Para Rubens Barbosa, diplomata e ex-embaixador do Brasil em Londres e Washington, a China tem estado muito ativa e tem interesse em aparecer como uma nova força no cenário internacional - embora, segundo ele, os chineses, secretamente, sejam favoráveis à Rússia. “A China não tem interesse em uma escalada militar na Ucrânia, mas está apoiando retoricamente a Rússia até aqui”, disse.
A China quer uma “solução política” para o conflito e tem dados sinais implícitos de razão à Ucrânia, de acordo com Hedler, o especialista em Relações Internacionais. Recentemente, o Ministério do Exterior da China divulgou um plano de paz de 12 pontos, cujo primeiro ponto é: respeito à soberania de todos os países.
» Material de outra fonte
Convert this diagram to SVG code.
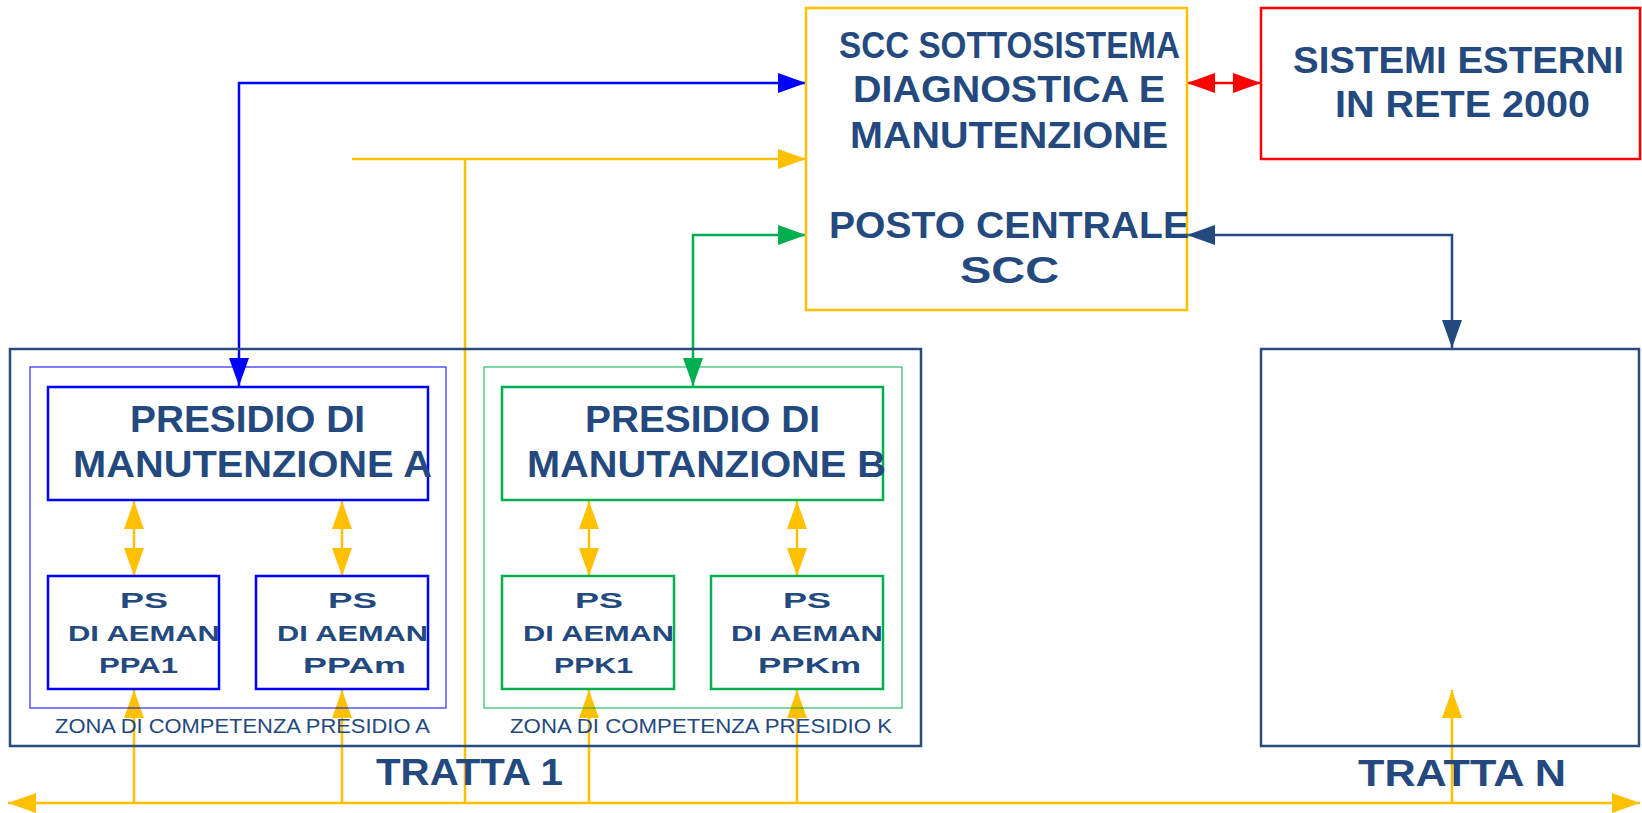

Hedler, ao contrário de Barbosa, acha que o posicionamento da China é uma crítica à Rússia. “Isso é, claramente, um princípio basilar da política externa da China e é uma crítica direta à Rússia, porque a China, ao colocar esse como primeiro ponto, deixa claro que a soberania da Ucrânia foi violada”, disse.
Ele também comenta que a China condenou o uso de armas nucleares na guerra, poucos dias após Putin sugerir que poderia usá-las no conflito na Ucrânia. “As armas nucleares não devem ser usadas e as guerras nucleares nunca devem ser travadas. A ameaça ou uso de armas nucleares deve ser combatida”, diz o documento.
Perguntados se a Ucrânia pode buscar estabelecer relações mais próximas com a China como forma de se contrapor à Rússia, os especialistas negam a possibilidade. “Enquanto o presidente for o Zelensky, que ficou muito alinhado ao ocidente, acho difícil”, disse Hendler.